Organisation des soins :

Dans l’idéal, les soins en ambulatoires sont recommandés, soit sous forme de consultations, soit en regroupant les interventions thérapeutiques dans un système d’hôpital de jour.

Il est des cas où l’hospitalisation temps plein s’avère nécessaire ou « vitale » :

• si le traitement ambulatoire ou en hôpital de jour a échoué, et que l’enfant continue de perdre du poids ou n’en prend pas ;

• si la dénutrition de l’enfant est trop sévère et met sa vie en jeu ;

• s’il existe des complications médicales graves ;

• s’il existe des complications psychiatriques « à risque » : dépression grave par exemple, idées de mort ;

• si la famille est défaillante ou trop éloignée.

L’hospitalisation temps plein propose les différentes approches intégrées avec en parallèle la prise en charge institutionnelle, scolaire, etc.
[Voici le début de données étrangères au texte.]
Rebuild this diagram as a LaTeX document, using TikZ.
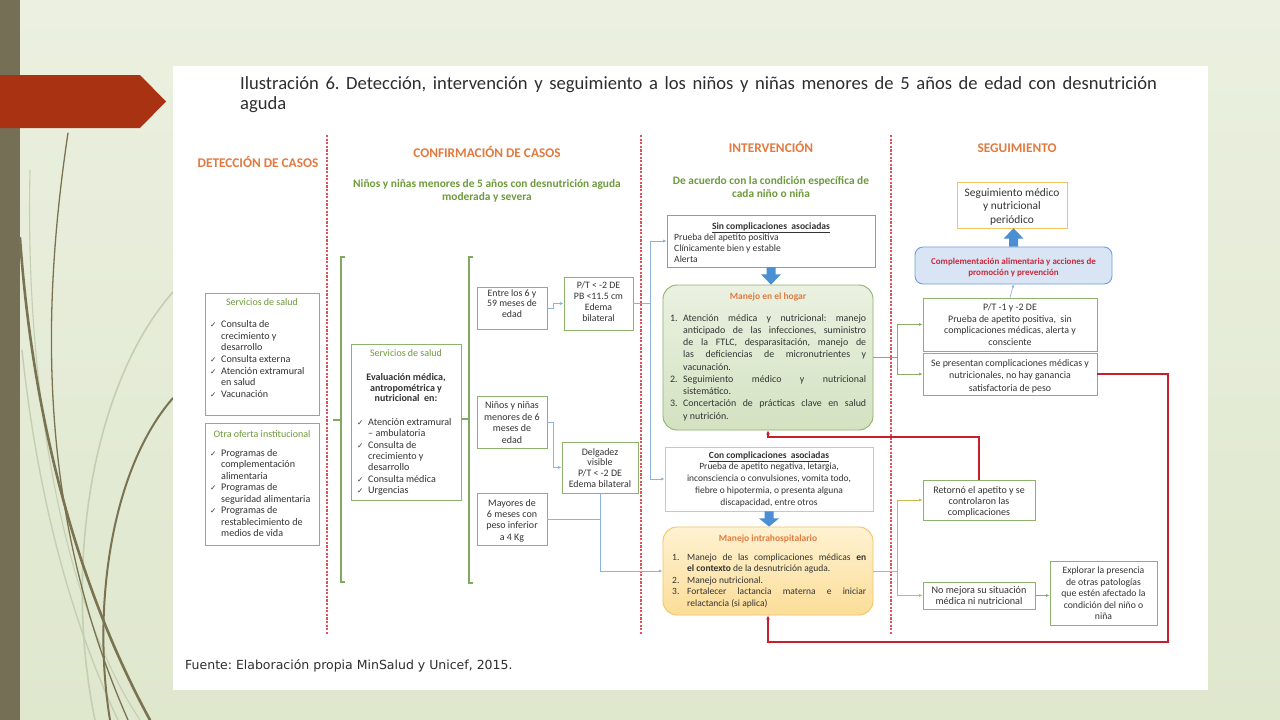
\documentclass[tikz,border=0pt]{standalone}
\usepackage{fontspec}
\setmainfont{Carlito}
\newfontfamily\symfont{DejaVu Sans}
\newfontfamily\footfont{DejaVu Sans}
\usetikzlibrary{arrows.meta,calc,fit}
\frenchspacing

\definecolor{bggreen}{HTML}{DFE7CD}
\definecolor{bglight}{HTML}{EBF0E0}
\definecolor{barbrown}{HTML}{756F56}
\definecolor{rust}{HTML}{A83212}
\definecolor{curvedark}{HTML}{7A7352}
\definecolor{curvepale}{HTML}{C6CEB2}
\definecolor{sepred}{HTML}{E3505C}
\definecolor{hdrorange}{HTML}{E27A3F}
\definecolor{subgreen}{HTML}{6E9A3C}
\definecolor{boxgreen}{HTML}{8DB26B}
\definecolor{brgreen}{HTML}{82A962}
\definecolor{boxyellow}{HTML}{F3C462}
\definecolor{connblue}{HTML}{8CB3E0}
\definecolor{blockblue}{HTML}{4A8ED3}
\definecolor{hogartop}{HTML}{EAF1E1}
\definecolor{hogarbot}{HTML}{D3E2C1}
\definecolor{intratop}{HTML}{FEF2D2}
\definecolor{intrabot}{HTML}{FCDD98}
\definecolor{compfill}{HTML}{D9E5F4}
\definecolor{compdraw}{HTML}{6F9FD6}
\definecolor{redline}{HTML}{C81E2E}
\definecolor{oliveline}{HTML}{C9B94E}
\definecolor{greenline}{HTML}{8AAE66}
\definecolor{txtgray}{HTML}{333333}
\definecolor{compred}{HTML}{C8283A}
\definecolor{titlegray}{HTML}{2E2E2E}

\newcommand\fsz[2]{\fontsize{#1}{#2}\selectfont}
\newcommand\boxfont{\fsz{10}{11.6}}
\newcommand\ck{\makebox[11pt][l]{\symfont\fontsize{7.5}{7.5}\selectfont ✓}}
\newcommand\jl[2]{\makebox[#1][s]{#2}}
\newcommand\ctext[1]{\begin{tabular}[t]{@{}c@{}}#1\end{tabular}}
\newcommand\ltext[1]{\begin{tabular}[t]{@{}l@{}}#1\end{tabular}}
\newcommand\cklist[1]{\begin{tabular}[t]{@{}l@{}l@{}}#1\end{tabular}}
\newcommand\downblock[2]{\fill[blockblue] ($(#1)+(-4.5,0)$) -- ($(#1)+(4.5,0)$) -- ($(#1)+(4.5,7)$) -- ($(#1)+(10,7)$) -- (#1 |- #2) -- ($(#1)+(-10,7)$) -- ($(#1)+(-4.5,7)$) -- cycle;}

\tikzset{
  txt/.style={inner sep=0pt, text=txtgray, font=\boxfont},
  gbox/.style={draw=boxgreen, line width=0.8pt, fill=white, inner sep=0pt},
  ybox/.style={draw=boxyellow, line width=0.8pt, fill=white, inner sep=0pt},
  hdr/.style={inner sep=0pt, text=hdrorange, font=\fsz{13.3}{15}\bfseries},
  subhdr/.style={inner sep=0pt, text=subgreen, font=\fsz{11.4}{13}\bfseries},
  sepline/.style={draw=sepred, line width=1.3pt, dash pattern=on 2.2pt off 1.4pt},
  bracket/.style={draw=brgreen, line width=1.3pt},
  bconn/.style={draw=connblue, line width=0.7pt},
  barr/.style={bconn, -{Latex[length=3.5pt,width=3pt]}},
  gconn/.style={draw=greenline, line width=0.7pt},
  garr/.style={gconn, -{Latex[length=3.5pt,width=3pt]}},
  oconn/.style={draw=oliveline, line width=0.7pt},
  oarr/.style={oconn, -{Latex[length=3.5pt,width=3pt]}},
  rarr/.style={draw=redline, line width=1.6pt, -{Latex[length=4pt,width=4pt]}},
  dcurve/.style={draw=curvedark, line cap=round},
  pcurve/.style={draw=curvepale, line cap=round},
}

\begin{document}
\begin{tikzpicture}[x=1pt,y=-1pt]
\useasboundingbox (0,0) rectangle (1280,720);
% slide background
\shade[top color=bglight, bottom color=bggreen] (0,0) rectangle (1280,720);
\fill[barbrown] (0,0) rectangle (20,720);
% decorative curves
\draw[pcurve, line width=1.6pt] (173,292) .. controls (95,380) and (62,560) .. (95,720);
\draw[pcurve, line width=1.4pt] (22,350) .. controls (40,520) and (80,640) .. (118,720);
\draw[pcurve, line width=1.1pt] (30,170) .. controls (25,380) and (60,600) .. (140,720);
\draw[dcurve, line width=1.3pt] (68,133) .. controls (40,320) and (40,520) .. (128,720);
\draw[dcurve, line width=2.6pt] (20,238) .. controls (35,450) and (90,610) .. (150,720);
\draw[dcurve, line width=2pt] (173,398) .. controls (110,470) and (92,610) .. (110,720);
\fill[rust] (0,75) -- (140,75) -- (166,101.5) -- (140,128) -- (0,128) -- cycle;
% white panel
\fill[white] (173,66) rectangle (1208,690);

% title
\node[anchor=base west, inner sep=0pt, text=titlegray, font=\fsz{18.6}{20}] (title1) at (240,89.5)
  {\makebox[917pt][s]{Ilustración 6. Detección, intervención y seguimiento a los niños y niñas menores de 5 años de edad con desnutrición}};
\node[anchor=base west, inner sep=0pt, text=titlegray, font=\fsz{18.6}{20}] (title2) at (240,109) {aguda};

% column separators
\draw[sepline] (327,135) -- (327,635);
\draw[sepline] (641,135) -- (641,635);
\draw[sepline] (891,135) -- (891,635);

% headers
\node[hdr, anchor=base] (hdet) at (258,167) {DETECCIÓN DE CASOS};
\node[hdr, anchor=base] (hconf) at (487,157) {CONFIRMACIÓN DE CASOS};
\node[hdr, anchor=base] (hint) at (771,152.5) {INTERVENCIÓN};
\node[hdr, anchor=base] (hseg) at (1017,152.5) {SEGUIMIENTO};
\node[subhdr, anchor=base] (sconf) at (487,187) {\ctext{Niños y niñas menores de 5 años con desnutrición aguda\\moderada y severa}};
\node[subhdr, anchor=base] (sint) at (771,184) {\ctext{De acuerdo con la condición específica de\\cada niño o niña}};

% ---------------- DETECCION ----------------
\node[gbox, fit={(205,293)(319,415)}] (detA) {};
\node[txt, anchor=base, text=subgreen] (detAh) at (262,305) {Servicios de salud};
\node[txt, anchor=base west, font=\fsz{10.1}{11.65}] (detAl) at (210,327.5)
  {\cklist{\ck&Consulta de\\&crecimiento y\\&desarrollo\\\ck&Consulta externa\\\ck&Atención extramural\\&en salud\\\ck&Vacunación}};
\node[gbox, fit={(205,423)(319,545)}] (detB) {};
\node[txt, anchor=base, text=subgreen] (detBh) at (262,437) {Otra oferta institucional};
\node[txt, anchor=base west, font=\fsz{10.1}{11.45}] (detBl) at (210,456.5)
  {\cklist{\ck&Programas de\\&complementación\\&alimentaria\\\ck&Programas de\\&seguridad alimentaria\\\ck&Programas de\\&restablecimiento de\\&medios de vida}};

% ---------------- CONFIRMACION ----------------
\coordinate (b1t) at (345,257);
\coordinate (b1b) at (345,582);
\coordinate (b1m) at (333,420);
\draw[bracket] (b1t) -- (341,257) -- (341,582) -- (b1b);
\draw[bracket] (b1m) -- (341,420);

\node[gbox, fit={(351,344)(461,500)}] (conf) {};
\node[txt, anchor=base, text=subgreen] (confh) at (406,356) {Servicios de salud};
\node[txt, anchor=base, font=\fsz{10}{10.7}\bfseries] (confb) at (406,380.5)
  {\ctext{Evaluación médica,\\antropométrica y\\nutricional\ \ en:}};
\node[txt, anchor=base west, font=\fsz{10.1}{11.3}] (confl) at (357,425.5)
  {\cklist{\ck&Atención extramural\\&– ambulatoria\\\ck&Consulta de\\&crecimiento y\\&desarrollo\\\ck&Consulta médica\\\ck&Urgencias}};

\coordinate (b2t) at (473,257);
\coordinate (b2b) at (473,583);
\draw[bracket] (b2t) -- (469,257) -- (469,583) -- (b2b);
\draw[bracket] (conf.east |- 0,419) -- (469,419);

\node[gbox, fit={(477,287)(547,329)}] (c1) {};
\node[txt, anchor=base, font=\fsz{9.8}{10.6}] (c1t) at (512,296) {\ctext{Entre los 6 y\\59 meses de\\edad}};
\node[gbox, fit={(477,396)(547,448)}] (c2) {};
\node[txt, anchor=base, font=\fsz{10}{11.6}] (c2t) at (512,408.5) {\ctext{Niños y niñas\\menores de 6\\meses de\\edad}};
\node[gbox, fit={(477,493)(547,545)}] (c3) {};
\node[txt, anchor=base, font=\fsz{10}{11.4}] (c3t) at (512,506) {\ctext{Mayores de\\6 meses con\\peso inferior\\a 4 Kg}};
\node[gbox, fit={(564,277)(633,330)}] (d1) {};
\node[txt, anchor=base, font=\fsz{9.8}{11.2}] (d1t) at (598.5,288) {\ctext{P/T < -2 DE\\PB <11.5 cm\\Edema\\bilateral}};
\node[gbox, fit={(562,442)(638,493)}] (d2) {};
\node[txt, anchor=base, font=\fsz{9.9}{10.8}] (d2t) at (600,455) {\ctext{Delgadez\\visible\\P/T < -2 DE\\Edema bilateral}};

% ---------------- INTERVENCION ----------------
\node[gbox, draw=boxgreen!80!gray, fit={(667,215)(875,267)}] (sin) {};
\node[txt, anchor=base, font=\fsz{9.6}{11}] (sinh) at (771,229) {\underline{\textbf{Sin complicaciones\ \ asociadas}}};
\node[txt, anchor=base west, font=\fsz{9.6}{10.8}] (sinl) at (674,240.5) {\ltext{Prueba del apetito positiva\\Clínicamente bien y estable\\Alerta}};

\node[draw=boxgreen, line width=0.9pt, rounded corners=14pt, top color=hogartop, bottom color=hogarbot, inner sep=0pt, fit={(663,285)(873,430)}] (hogar) {};
\node[txt, anchor=base, text=hdrorange, font=\fsz{9.5}{11}\bfseries] (hogarh) at (768,299) {Manejo en el hogar};
\node[txt, anchor=base west, font=\fsz{9.9}{12.25}] (hogarl) at (670,321)
  {\begin{tabular}[t]{@{}l@{}l@{}}\makebox[13pt][l]{1.}&\jl{183pt}{Atención médica y nutricional: manejo}\\
   &\jl{183pt}{anticipado de las infecciones, suministro}\\
   &\jl{183pt}{de la FTLC, desparasitación, manejo de}\\
   &\jl{183pt}{las deficiencias de micronutrientes y}\\
   &vacunación.\\
   2.&\jl{183pt}{Seguimiento médico y nutricional}\\
   &sistemático.\\
   3.&\jl{183pt}{Concertación de prácticas clave en salud}\\
   &y nutrición.\end{tabular}};

\node[ybox, fit={(665,447)(873,511)}] (con) {};
\node[txt, anchor=base, font=\fsz{9.5}{11.8}] (cont) at (769,458)
  {\ctext{\underline{\textbf{Con complicaciones\ \ asociadas}}\\Prueba de apetito negativa, letargia,\\inconsciencia o convulsiones, vomita todo,\\fiebre o hipotermia, o presenta alguna\\discapacidad, entre otros}};

\node[draw=boxyellow, line width=0.9pt, rounded corners=14pt, top color=intratop, bottom color=intrabot, inner sep=0pt, fit={(663,527)(873,615)}] (intra) {};
\node[txt, anchor=base, text=hdrorange, font=\fsz{9.5}{11}\bfseries] (intrah) at (768,541) {Manejo intrahospitalario};
\node[txt, anchor=base west, font=\fsz{9.5}{11.5}] (intral) at (672,560)
  {\begin{tabular}[t]{@{}l@{}l@{}}\makebox[15pt][l]{1.}&\jl{179pt}{Manejo de las complicaciones médicas \textbf{en}}\\
   &\textbf{el contexto} de la desnutrición aguda.\\
   2.&Manejo nutricional.\\
   3.&\jl{179pt}{Fortalecer lactancia materna e iniciar}\\
   &relactancia (si aplica)\end{tabular}};

\downblock{sin.south}{hogar.north}
\downblock{con.south}{intra.north}

% ---------------- SEGUIMIENTO ----------------
\node[ybox, fit={(957,182)(1067,228)}] (seg) {};
\node[txt, anchor=base, font=\fsz{11.4}{13.5}] (segt) at (1012,196) {\ctext{Seguimiento médico\\y nutricional\\periódico}};
\node[draw=compdraw, line width=0.9pt, rounded corners=8pt, fill=compfill, inner sep=0pt, fit={(915,247)(1112,284)}] (comp) {};
\node[txt, anchor=base, text=compred, font=\fsz{9}{11}\bfseries] (compt) at (1013.5,264.5) {\ctext{Complementación alimentaria y acciones de\\promoción y prevención}};
\fill[blockblue] ($(comp.north)+(-4.5,0)$) -- ($(comp.north)+(4.5,0)$) -- ($(comp.north)+(4.5,-8)$) -- ($(comp.north)+(10,-8)$) -- (comp.north |- seg.south) -- ($(comp.north)+(-10,-8)$) -- ($(comp.north)+(-4.5,-8)$) -- cycle;

\node[gbox, fit={(923,298)(1097,351)}] (pt) {};
\node[txt, anchor=base, font=\fsz{9.9}{11.7}] (ptt) at (1010,310.5) {\ctext{P/T -1 y -2 DE\\Prueba de apetito positiva,\ \ sin\\complicaciones médicas, alerta y\\consciente}};
\node[gbox, fit={(923,353)(1097,395)}] (sp) {};
\node[txt, anchor=base, font=\fsz{9.9}{12.3}] (spt) at (1010,366.5) {\ctext{Se presentan complicaciones médicas y\\nutricionales, no hay ganancia\\satisfactoria de peso}};
\node[gbox, fit={(923,480)(1035,520)}] (ret) {};
\node[txt, anchor=base, font=\fsz{10}{11}] (rett) at (979,493.5) {\ctext{Retornó el apetito y se\\controlaron las\\complicaciones}};
\node[gbox, fit={(923,582)(1035,609)}] (nom) {};
\node[txt, anchor=base, font=\fsz{10.2}{11}] (nomt) at (979,593.5) {\ctext{No mejora su situación\\médica ni nutricional}};
\node[gbox, fit={(1050,561)(1157,625)}] (exp) {};
\node[txt, anchor=base, font=\fsz{9.7}{11.5}] (expt) at (1103.5,573.5) {\ctext{Explorar la presencia\\de otras patologías\\que estén afectado la\\condición del niño o\\niña}};

% ---------------- CONNECTORS ----------------
\draw[barr] (c1.east) -- ++(6,0) |- (d1.west);
\draw[barr] (c2.east) -- ++(6,0) |- (d2.west);
\draw[bconn] (c3.east) -- (c3.east -| d2.south);
\draw[barr] (d2.south) |- (intra.west);
\draw[bconn] (d1.east) -- (650,303.5) coordinate (jb);
\draw[barr] (jb) |- (sin.west);
\draw[barr] (jb) |- (con.west);

\draw[gconn] (hogar.east) -- (897,357.5) coordinate (jg);
\draw[garr] (jg) |- (pt.west);
\draw[garr] (jg) |- (sp.west);
\draw[bconn, -{Latex[length=3pt,width=3pt]}] (pt.north) -- (comp.south);

\draw[oconn] (intra.east) -- (897,571) coordinate (jo);
\draw[oarr] (jo) |- (ret.west);
\draw[oarr] (jo) |- (nom.west);
\draw[garr] (nom.east) -- (nom.east -| exp.west);

\coordinate (rc1) at (1168,642);
\draw[rarr] (sp.east) -| (rc1) -| (intra.south);
\coordinate (rc2) at (768,437);
\draw[rarr] (ret.north) |- (rc2) -- (hogar.south);

% footer
\node[anchor=base west, inner sep=0pt, text=titlegray, font=\footfont\fsz{12.5}{14}] (foot) at (185,669.5) {Fuente: Elaboración propia MinSalud y Unicef, 2015.};
\end{tikzpicture}
\end{document}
Ces procédures maintiennent une meilleure adaptation sociale, une plus grande implication des parents, et exposent à moins de chronicité et de iatrogénie. L’assistance nutritionnelle, par nutrition entérale, est selon les cas soit proposée dans les cas graves ou résistants, soit assurée de manière systématique pour obtenir une prise de poids plus rapide. Elle peut être répartie sur 24 heures ou en période nocturne avec la prise de collations dans la journée aux heures des repas.

L’hospitalisation est alors de durée variable (souvent plusieurs semaines ou mois), puis le suivi pluridisciplinaire se poursuit en ambulatoire.

Conclusion :

L’anorexie mentale existe chez l’enfant même avant la puberté. Bien que sa prévalence augmente, les études sont encore parcellaires, tant pour définir réellement le concept et ses limites avec les autres troubles du comportement alimentaire de l’enfance, ses points communs et ses divergences avec l’anorexie de l’adolescence que pour connaître mieux les trajectoires évolutives aux plans psychopathologique et somatique.